* _Material for the task_
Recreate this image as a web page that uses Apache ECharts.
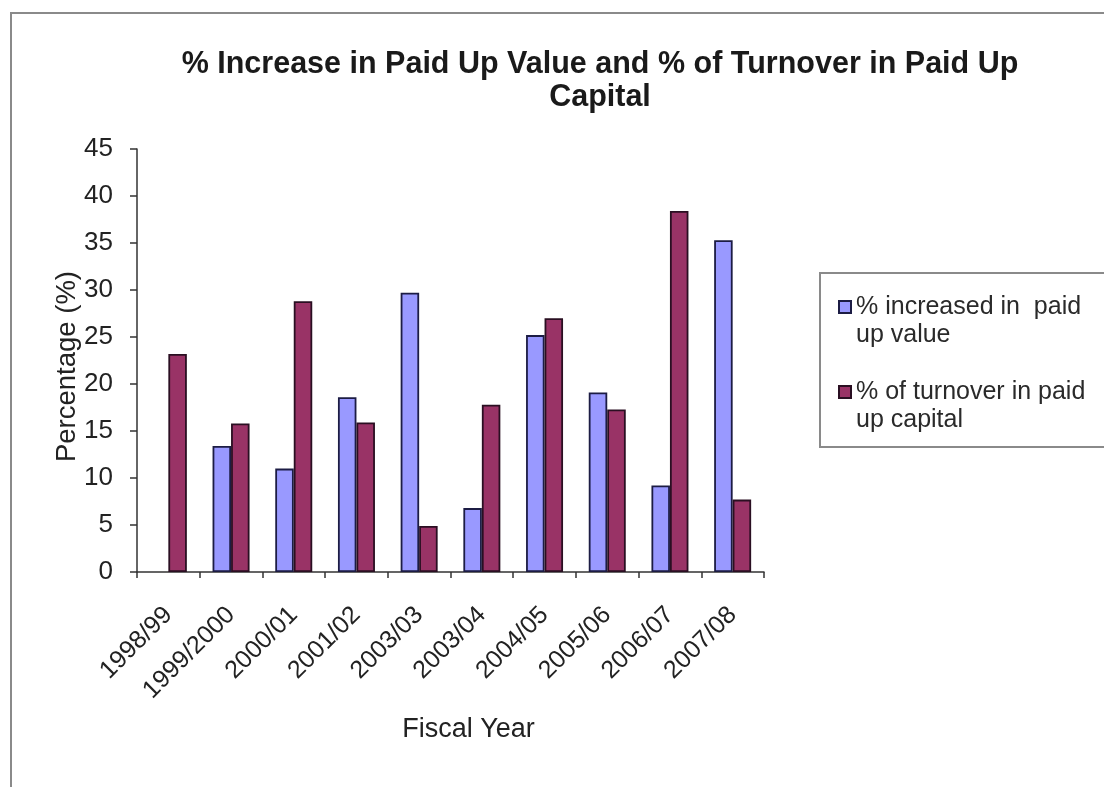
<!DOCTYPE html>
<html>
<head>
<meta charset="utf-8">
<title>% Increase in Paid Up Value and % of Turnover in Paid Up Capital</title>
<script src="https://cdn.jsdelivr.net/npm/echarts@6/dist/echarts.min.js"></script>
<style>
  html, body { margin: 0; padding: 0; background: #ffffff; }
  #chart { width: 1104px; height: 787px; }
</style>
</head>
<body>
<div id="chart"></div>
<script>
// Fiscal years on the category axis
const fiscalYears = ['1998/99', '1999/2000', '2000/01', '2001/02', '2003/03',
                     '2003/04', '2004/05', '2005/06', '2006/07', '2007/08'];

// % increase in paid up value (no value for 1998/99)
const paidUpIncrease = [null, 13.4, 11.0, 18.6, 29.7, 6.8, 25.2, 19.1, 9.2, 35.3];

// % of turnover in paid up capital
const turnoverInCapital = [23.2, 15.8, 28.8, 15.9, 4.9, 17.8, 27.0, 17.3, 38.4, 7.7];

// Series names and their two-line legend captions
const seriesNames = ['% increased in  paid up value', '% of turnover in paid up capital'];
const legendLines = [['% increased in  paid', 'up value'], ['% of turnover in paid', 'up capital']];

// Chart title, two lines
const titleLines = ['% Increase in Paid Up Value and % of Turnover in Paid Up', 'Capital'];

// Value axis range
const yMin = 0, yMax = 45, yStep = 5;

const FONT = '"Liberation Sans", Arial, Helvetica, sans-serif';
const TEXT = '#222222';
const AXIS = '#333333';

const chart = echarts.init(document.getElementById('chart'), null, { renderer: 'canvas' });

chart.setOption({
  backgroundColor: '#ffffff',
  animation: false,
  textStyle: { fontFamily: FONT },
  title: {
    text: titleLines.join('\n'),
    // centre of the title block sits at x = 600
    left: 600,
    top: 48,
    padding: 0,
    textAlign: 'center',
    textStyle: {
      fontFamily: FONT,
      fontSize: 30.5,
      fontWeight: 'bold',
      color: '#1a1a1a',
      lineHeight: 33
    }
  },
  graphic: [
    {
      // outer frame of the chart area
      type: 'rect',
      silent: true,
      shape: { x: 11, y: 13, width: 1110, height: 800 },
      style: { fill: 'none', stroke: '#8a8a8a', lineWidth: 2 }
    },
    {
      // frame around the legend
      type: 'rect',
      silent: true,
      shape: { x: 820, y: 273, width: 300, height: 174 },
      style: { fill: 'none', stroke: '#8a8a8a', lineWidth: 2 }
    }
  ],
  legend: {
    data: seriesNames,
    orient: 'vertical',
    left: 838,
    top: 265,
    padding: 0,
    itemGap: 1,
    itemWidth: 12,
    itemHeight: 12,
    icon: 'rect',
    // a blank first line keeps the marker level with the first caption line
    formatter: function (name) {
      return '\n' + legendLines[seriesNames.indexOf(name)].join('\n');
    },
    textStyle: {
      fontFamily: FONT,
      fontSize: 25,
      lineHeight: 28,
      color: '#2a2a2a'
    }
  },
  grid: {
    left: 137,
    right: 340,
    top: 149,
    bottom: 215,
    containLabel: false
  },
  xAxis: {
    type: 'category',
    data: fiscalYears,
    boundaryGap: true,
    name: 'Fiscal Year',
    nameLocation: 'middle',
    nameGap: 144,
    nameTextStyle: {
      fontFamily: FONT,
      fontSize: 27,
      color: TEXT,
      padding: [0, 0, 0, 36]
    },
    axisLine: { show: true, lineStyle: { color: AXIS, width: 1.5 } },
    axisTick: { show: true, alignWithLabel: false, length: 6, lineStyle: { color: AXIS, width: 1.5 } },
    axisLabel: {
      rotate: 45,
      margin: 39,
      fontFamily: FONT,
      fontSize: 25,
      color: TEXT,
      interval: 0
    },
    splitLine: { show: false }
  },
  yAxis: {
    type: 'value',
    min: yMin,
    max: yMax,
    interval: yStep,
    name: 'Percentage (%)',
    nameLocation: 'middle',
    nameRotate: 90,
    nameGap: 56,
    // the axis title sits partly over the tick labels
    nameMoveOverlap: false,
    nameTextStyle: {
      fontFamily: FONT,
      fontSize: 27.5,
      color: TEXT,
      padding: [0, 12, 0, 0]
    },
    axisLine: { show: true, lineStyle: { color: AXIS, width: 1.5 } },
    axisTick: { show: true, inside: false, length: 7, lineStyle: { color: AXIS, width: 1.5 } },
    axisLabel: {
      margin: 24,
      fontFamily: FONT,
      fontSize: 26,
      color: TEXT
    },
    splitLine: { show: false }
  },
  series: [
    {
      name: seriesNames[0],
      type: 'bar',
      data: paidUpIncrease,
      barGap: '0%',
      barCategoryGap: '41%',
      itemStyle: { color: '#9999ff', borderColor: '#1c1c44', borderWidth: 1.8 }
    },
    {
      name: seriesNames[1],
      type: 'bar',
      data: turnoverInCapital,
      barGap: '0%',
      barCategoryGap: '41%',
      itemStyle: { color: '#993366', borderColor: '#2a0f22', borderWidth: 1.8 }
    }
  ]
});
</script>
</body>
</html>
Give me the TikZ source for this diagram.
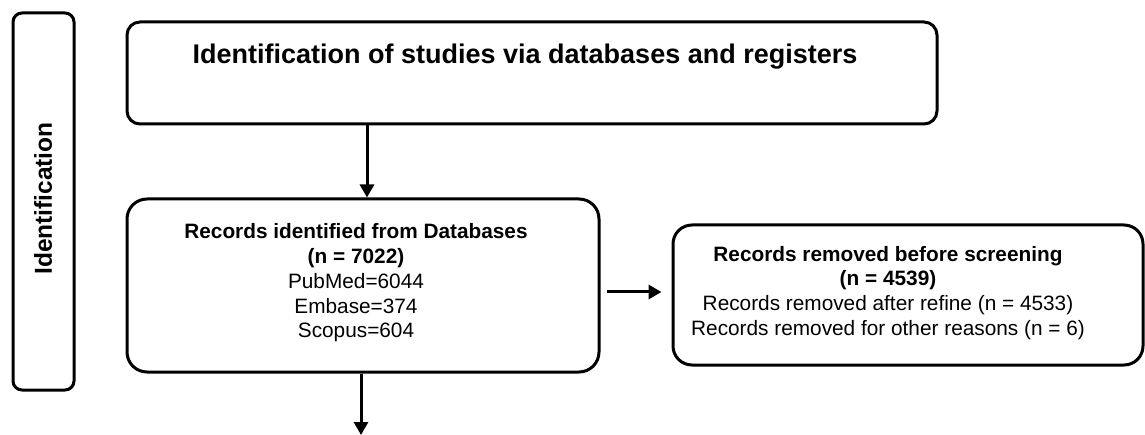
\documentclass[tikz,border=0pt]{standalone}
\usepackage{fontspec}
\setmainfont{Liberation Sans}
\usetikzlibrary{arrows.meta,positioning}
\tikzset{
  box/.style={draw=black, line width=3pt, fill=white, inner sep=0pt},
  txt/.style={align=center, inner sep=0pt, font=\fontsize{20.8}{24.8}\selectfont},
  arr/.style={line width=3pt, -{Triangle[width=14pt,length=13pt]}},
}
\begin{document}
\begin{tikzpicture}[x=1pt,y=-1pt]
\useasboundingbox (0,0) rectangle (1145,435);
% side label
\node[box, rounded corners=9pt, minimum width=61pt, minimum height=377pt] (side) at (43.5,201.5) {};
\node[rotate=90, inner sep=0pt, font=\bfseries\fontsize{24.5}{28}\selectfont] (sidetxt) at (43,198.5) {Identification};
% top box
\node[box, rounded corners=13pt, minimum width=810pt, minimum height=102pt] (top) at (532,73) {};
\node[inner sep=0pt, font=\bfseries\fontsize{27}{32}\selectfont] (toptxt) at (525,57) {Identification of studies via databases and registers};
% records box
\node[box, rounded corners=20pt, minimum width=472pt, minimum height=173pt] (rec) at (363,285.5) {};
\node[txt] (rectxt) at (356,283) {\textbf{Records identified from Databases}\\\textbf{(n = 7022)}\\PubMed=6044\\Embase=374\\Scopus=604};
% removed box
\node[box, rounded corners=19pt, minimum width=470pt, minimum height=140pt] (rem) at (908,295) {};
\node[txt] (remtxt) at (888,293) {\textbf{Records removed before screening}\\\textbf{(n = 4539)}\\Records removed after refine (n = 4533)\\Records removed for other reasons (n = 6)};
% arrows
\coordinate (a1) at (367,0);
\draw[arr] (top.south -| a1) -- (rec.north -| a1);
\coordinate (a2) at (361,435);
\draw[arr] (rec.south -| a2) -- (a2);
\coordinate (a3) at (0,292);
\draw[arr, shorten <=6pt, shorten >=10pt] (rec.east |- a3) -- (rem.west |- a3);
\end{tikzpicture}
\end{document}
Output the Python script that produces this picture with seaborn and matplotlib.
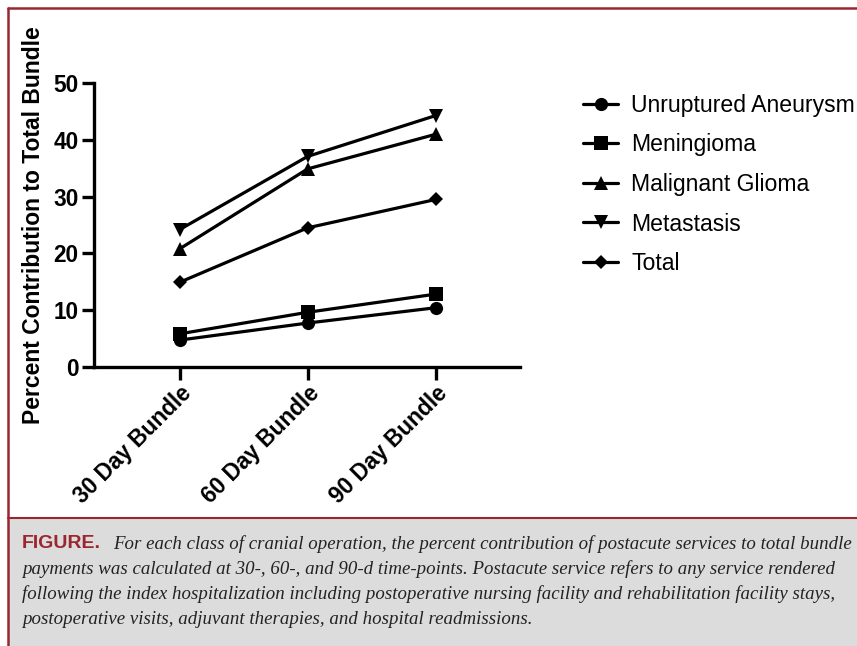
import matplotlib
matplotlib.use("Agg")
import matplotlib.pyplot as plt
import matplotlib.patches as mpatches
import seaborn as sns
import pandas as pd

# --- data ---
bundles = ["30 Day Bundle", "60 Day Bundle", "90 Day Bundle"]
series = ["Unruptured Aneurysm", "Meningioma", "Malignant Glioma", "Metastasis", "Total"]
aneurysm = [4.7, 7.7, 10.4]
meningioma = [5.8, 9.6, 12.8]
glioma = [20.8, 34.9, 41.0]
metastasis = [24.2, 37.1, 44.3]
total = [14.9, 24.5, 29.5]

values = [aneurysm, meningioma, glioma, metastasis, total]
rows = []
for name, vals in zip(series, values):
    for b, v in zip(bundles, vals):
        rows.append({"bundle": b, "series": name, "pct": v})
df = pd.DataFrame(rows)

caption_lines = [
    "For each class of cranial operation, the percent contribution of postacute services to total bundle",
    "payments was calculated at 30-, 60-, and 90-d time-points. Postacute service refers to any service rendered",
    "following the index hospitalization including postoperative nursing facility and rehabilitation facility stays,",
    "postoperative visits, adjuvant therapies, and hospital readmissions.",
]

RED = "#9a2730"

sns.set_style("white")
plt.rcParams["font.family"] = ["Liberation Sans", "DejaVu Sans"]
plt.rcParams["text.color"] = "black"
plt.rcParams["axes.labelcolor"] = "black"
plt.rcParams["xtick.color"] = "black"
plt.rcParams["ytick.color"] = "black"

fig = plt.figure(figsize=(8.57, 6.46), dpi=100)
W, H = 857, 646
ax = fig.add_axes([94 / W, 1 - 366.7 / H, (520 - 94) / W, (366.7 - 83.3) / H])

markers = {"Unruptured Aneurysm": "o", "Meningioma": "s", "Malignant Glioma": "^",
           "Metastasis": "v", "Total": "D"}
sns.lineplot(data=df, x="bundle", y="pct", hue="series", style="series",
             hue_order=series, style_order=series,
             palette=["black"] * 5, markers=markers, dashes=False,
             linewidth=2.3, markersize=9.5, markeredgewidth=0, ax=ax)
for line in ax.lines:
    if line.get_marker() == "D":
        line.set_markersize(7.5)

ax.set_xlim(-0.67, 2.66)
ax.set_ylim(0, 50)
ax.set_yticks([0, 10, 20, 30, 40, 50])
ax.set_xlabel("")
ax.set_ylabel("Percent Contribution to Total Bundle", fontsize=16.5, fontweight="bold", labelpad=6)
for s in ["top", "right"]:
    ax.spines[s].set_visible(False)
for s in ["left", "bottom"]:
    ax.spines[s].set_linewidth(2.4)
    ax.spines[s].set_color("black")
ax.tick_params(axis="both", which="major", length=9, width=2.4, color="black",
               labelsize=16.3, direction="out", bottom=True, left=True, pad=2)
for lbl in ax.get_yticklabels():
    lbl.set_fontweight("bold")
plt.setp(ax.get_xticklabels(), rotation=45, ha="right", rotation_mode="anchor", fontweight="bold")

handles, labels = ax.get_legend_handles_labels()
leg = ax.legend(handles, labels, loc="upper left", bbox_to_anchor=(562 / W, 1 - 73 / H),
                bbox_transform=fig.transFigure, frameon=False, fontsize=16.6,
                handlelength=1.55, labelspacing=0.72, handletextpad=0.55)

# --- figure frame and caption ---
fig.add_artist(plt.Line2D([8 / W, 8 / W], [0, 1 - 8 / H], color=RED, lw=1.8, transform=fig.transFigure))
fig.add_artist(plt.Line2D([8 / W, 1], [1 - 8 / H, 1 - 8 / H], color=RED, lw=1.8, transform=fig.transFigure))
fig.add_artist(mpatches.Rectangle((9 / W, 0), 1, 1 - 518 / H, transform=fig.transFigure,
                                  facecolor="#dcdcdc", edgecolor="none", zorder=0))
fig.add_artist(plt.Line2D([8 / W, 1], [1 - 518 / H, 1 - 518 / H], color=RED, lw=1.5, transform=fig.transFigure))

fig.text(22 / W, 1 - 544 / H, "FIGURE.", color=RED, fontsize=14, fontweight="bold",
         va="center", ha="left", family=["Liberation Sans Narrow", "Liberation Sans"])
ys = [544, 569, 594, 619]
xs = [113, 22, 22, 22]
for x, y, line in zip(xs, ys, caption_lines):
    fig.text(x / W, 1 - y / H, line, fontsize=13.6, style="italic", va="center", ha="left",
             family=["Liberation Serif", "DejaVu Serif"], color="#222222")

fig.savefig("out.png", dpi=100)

* _Your task_
Retype the section that opens with the line holding "Output the Python" and closes with the line holding "df = pd.DataFrame(rows)", exactly as it reads, without any pictures.

* _Final result_
Output the Python script that produces this picture with seaborn and matplotlib.
import matplotlib
matplotlib.use("Agg")
import matplotlib.pyplot as plt
import matplotlib.patches as mpatches
import seaborn as sns
import pandas as pd

# --- data ---
bundles = ["30 Day Bundle", "60 Day Bundle", "90 Day Bundle"]
series = ["Unruptured Aneurysm", "Meningioma", "Malignant Glioma", "Metastasis", "Total"]
aneurysm = [4.7, 7.7, 10.4]
meningioma = [5.8, 9.6, 12.8]
glioma = [20.8, 34.9, 41.0]
metastasis = [24.2, 37.1, 44.3]
total = [14.9, 24.5, 29.5]

values = [aneurysm, meningioma, glioma, metastasis, total]
rows = []
for name, vals in zip(series, values):
    for b, v in zip(bundles, vals):
        rows.append({"bundle": b, "series": name, "pct": v})
df = pd.DataFrame(rows)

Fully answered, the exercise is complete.